Copy out all lines in the data below containing the string "chart".

Rows from a dataset
════
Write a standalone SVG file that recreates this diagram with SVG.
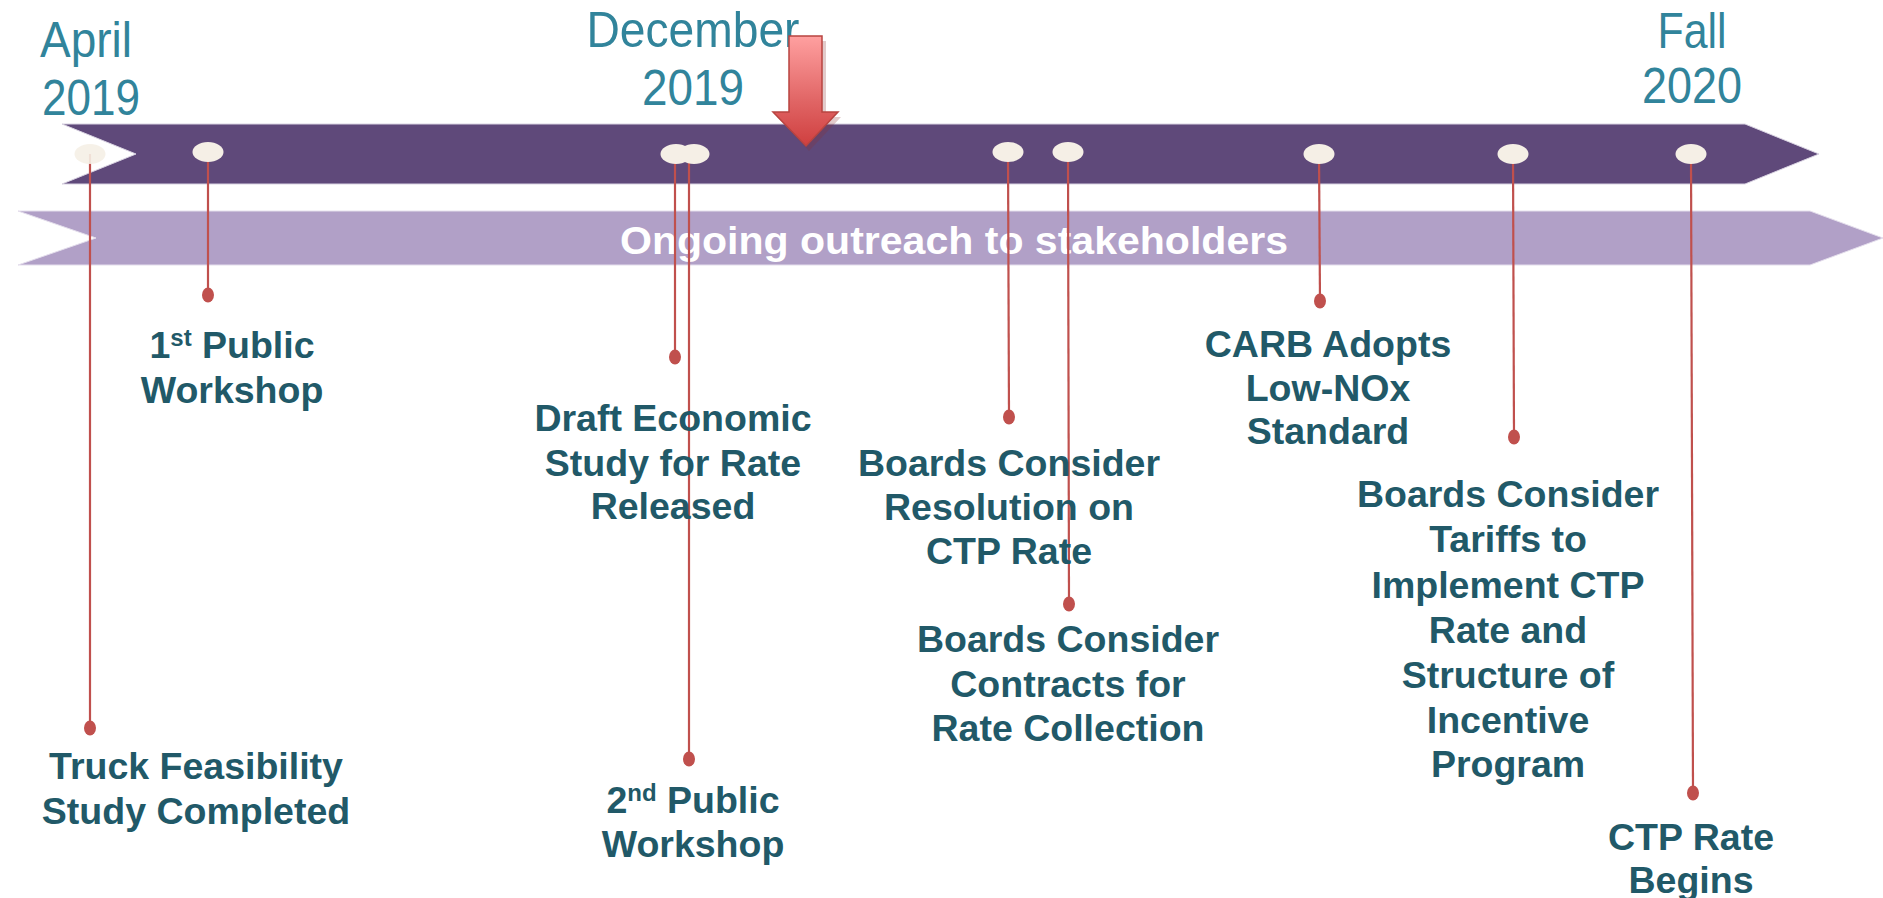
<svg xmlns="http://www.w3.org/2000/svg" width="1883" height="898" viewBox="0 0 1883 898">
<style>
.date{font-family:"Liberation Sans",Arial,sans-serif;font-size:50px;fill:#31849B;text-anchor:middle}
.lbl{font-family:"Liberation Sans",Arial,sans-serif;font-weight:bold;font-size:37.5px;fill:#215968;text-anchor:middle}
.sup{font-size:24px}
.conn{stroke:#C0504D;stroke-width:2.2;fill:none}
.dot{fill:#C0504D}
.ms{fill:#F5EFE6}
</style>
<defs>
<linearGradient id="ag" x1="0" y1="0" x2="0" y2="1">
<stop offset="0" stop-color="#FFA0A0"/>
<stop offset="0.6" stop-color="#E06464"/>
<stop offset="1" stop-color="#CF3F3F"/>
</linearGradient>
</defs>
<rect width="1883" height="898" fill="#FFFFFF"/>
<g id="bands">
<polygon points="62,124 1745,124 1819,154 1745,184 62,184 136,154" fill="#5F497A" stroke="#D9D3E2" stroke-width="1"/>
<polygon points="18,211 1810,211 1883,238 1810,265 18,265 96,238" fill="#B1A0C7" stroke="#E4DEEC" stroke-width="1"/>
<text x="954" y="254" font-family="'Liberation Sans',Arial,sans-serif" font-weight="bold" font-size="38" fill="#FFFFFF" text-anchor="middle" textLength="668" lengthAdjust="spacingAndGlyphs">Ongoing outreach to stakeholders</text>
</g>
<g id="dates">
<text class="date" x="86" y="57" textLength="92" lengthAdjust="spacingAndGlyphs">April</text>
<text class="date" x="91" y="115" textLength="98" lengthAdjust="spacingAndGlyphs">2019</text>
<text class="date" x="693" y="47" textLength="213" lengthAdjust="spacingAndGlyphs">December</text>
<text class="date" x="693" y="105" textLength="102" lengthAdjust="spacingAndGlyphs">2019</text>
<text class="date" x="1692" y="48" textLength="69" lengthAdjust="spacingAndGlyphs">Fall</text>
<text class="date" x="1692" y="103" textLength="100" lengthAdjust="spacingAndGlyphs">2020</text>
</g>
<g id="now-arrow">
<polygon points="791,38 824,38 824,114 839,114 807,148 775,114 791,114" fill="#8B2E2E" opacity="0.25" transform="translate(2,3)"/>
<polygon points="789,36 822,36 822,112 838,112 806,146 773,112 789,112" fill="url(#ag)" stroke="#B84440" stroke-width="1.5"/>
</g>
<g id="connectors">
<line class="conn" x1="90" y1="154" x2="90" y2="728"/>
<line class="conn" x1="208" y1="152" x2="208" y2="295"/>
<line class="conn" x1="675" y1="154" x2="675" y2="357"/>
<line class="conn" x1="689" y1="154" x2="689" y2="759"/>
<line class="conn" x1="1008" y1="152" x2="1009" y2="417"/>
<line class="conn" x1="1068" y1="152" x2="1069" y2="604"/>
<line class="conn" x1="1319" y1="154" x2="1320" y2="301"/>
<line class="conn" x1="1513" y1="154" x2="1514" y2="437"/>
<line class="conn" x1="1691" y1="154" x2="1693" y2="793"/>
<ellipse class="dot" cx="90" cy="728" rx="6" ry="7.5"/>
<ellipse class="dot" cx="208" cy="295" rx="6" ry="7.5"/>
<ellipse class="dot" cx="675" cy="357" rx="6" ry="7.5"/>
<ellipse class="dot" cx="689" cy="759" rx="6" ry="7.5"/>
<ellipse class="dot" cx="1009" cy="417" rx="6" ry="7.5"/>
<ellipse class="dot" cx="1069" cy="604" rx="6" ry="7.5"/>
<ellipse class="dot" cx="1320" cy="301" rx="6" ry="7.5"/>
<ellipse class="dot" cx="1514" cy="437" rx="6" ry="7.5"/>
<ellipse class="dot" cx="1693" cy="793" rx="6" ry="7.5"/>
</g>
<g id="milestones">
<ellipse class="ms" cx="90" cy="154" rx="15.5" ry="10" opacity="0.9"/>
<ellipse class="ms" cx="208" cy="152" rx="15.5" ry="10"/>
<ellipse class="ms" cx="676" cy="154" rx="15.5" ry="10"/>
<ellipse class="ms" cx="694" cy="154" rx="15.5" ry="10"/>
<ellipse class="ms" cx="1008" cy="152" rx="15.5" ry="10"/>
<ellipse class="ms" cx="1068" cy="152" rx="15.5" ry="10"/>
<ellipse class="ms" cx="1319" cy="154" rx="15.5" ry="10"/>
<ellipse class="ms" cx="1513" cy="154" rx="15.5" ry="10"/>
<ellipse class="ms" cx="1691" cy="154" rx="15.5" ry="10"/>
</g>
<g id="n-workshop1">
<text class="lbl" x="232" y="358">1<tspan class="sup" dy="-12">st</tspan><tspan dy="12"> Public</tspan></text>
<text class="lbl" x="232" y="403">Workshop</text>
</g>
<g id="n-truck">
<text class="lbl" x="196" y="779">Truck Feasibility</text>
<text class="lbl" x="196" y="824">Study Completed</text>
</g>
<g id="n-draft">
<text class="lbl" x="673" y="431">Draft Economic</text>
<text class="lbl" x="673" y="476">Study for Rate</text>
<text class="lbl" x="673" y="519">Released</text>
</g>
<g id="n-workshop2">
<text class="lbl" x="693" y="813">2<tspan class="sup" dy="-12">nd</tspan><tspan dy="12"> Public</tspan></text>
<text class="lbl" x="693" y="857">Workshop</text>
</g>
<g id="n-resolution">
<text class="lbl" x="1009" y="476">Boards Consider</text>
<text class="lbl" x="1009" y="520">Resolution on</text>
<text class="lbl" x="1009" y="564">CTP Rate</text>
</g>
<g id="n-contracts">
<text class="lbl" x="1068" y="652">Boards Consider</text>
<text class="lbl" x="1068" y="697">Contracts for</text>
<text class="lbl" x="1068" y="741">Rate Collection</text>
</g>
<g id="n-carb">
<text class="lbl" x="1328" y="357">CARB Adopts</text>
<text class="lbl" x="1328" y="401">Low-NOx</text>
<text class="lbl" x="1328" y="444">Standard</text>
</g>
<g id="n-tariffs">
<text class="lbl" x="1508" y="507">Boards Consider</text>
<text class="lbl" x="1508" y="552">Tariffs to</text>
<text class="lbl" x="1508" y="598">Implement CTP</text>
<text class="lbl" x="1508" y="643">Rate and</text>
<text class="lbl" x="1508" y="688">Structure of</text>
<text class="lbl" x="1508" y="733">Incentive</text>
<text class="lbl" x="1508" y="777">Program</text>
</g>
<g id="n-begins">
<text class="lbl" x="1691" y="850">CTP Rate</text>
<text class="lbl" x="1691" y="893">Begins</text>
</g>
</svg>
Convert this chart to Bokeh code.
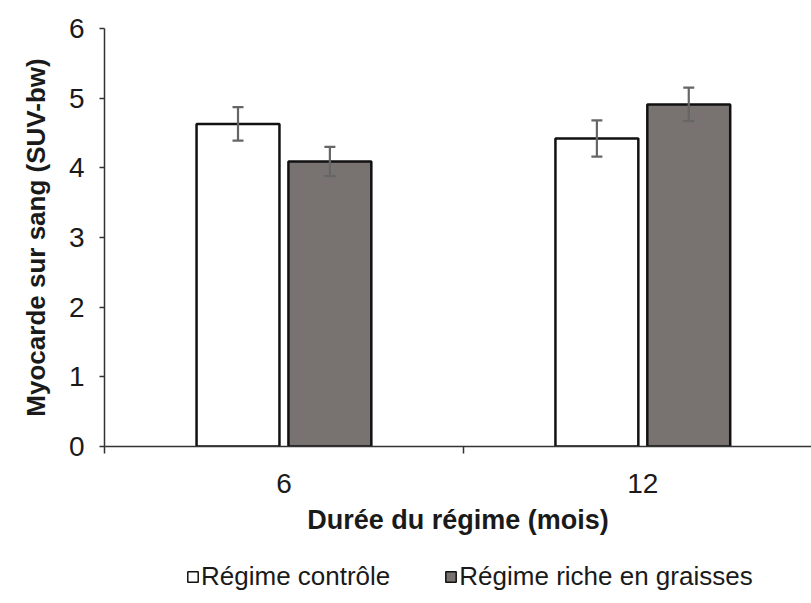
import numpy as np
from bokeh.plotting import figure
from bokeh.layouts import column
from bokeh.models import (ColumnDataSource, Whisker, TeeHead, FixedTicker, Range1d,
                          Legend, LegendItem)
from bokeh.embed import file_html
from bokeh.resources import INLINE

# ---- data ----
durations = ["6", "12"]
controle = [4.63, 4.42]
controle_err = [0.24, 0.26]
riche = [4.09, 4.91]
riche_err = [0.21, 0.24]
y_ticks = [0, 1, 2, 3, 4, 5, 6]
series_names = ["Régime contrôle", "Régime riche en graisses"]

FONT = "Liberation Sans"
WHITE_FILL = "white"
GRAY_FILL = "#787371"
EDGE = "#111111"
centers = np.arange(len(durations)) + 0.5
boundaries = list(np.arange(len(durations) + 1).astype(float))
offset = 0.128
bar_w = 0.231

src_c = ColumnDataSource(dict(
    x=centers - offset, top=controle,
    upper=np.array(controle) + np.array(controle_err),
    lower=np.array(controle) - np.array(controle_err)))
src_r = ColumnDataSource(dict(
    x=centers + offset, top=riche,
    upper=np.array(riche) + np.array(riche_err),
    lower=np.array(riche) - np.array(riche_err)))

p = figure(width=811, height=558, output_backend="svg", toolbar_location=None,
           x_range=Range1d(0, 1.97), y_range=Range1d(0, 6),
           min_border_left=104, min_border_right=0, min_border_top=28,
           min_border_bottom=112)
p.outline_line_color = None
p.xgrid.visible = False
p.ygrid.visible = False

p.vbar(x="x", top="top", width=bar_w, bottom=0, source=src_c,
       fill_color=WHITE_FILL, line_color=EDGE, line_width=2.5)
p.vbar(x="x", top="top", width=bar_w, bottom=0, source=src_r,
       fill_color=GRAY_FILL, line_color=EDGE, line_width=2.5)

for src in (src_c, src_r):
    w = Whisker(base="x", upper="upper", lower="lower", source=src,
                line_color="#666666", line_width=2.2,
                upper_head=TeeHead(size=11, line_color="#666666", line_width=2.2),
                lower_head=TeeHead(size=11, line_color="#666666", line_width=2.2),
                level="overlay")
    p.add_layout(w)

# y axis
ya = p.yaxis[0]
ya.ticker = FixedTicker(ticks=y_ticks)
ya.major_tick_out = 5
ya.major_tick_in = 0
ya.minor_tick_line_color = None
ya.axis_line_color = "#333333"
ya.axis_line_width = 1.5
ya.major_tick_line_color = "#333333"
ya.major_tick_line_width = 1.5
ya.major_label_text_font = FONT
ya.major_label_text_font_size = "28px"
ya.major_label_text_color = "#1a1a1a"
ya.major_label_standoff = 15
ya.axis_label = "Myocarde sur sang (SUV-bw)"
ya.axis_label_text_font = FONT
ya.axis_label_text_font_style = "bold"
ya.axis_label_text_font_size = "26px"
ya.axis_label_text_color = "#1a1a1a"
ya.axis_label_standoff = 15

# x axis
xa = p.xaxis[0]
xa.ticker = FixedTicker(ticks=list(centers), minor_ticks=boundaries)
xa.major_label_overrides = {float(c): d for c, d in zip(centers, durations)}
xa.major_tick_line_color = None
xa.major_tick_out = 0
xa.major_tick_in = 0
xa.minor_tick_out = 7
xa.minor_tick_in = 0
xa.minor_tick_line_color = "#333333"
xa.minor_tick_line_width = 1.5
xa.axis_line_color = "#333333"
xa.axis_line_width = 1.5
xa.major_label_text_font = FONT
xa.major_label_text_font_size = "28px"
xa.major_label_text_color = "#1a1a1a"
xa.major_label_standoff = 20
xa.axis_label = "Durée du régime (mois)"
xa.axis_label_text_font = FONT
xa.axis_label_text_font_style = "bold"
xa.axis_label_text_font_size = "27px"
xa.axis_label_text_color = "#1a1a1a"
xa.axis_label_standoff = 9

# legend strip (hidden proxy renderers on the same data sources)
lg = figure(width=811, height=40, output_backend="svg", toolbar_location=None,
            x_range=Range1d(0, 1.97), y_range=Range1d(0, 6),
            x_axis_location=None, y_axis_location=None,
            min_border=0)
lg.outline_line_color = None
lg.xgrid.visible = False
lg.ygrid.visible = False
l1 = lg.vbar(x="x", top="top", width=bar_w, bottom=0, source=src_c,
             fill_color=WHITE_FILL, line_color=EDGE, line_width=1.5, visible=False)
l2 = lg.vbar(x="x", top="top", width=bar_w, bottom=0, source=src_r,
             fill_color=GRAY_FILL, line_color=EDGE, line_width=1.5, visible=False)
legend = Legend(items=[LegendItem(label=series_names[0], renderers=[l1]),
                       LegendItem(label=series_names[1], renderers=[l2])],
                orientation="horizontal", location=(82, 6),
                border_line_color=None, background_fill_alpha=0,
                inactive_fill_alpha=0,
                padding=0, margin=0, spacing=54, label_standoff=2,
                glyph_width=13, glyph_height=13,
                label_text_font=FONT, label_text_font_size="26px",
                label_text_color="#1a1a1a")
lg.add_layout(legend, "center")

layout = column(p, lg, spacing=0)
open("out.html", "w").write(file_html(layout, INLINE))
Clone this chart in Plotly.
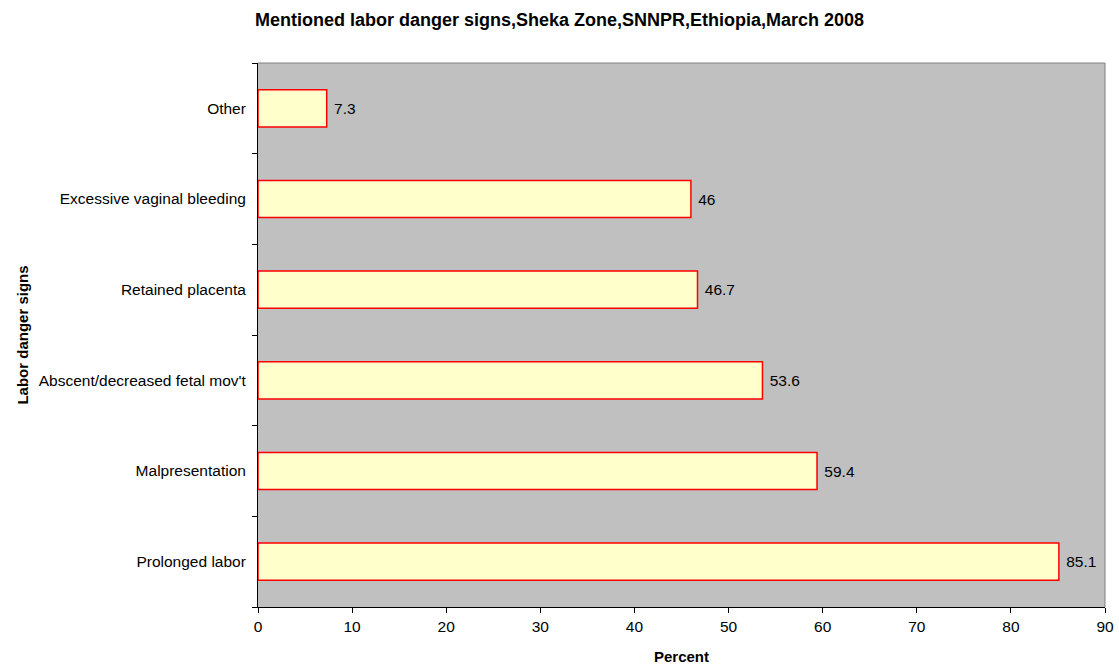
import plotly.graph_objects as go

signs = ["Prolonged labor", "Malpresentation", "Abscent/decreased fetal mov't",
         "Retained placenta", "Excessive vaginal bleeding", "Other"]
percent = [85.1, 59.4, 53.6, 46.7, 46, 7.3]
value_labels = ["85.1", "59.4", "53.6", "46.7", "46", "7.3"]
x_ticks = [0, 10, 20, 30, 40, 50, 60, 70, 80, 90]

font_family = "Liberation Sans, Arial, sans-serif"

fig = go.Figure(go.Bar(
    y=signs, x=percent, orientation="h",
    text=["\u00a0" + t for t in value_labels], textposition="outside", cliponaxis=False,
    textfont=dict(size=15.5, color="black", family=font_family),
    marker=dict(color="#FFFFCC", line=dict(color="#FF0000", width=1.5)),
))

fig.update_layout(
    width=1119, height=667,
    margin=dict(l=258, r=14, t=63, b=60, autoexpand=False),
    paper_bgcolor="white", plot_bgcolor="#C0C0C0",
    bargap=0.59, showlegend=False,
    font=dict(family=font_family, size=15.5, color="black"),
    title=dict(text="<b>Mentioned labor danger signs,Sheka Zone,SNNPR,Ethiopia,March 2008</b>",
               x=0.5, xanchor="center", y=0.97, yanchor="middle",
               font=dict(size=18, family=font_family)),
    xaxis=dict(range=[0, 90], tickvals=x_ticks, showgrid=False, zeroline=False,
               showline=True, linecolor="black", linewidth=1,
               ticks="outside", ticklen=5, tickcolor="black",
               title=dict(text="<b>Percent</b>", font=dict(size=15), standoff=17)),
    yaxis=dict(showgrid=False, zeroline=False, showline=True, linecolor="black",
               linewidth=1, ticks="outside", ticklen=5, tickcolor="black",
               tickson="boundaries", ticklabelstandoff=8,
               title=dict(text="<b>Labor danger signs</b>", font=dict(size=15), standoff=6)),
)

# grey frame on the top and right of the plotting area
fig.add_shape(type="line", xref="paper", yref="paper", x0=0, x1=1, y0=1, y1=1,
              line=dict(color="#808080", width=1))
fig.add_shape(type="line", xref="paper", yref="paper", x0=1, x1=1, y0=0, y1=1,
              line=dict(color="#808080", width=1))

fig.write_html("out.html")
════
-- Task answer --
Convert this chart to Bokeh code.
Clone this chart in Plotly.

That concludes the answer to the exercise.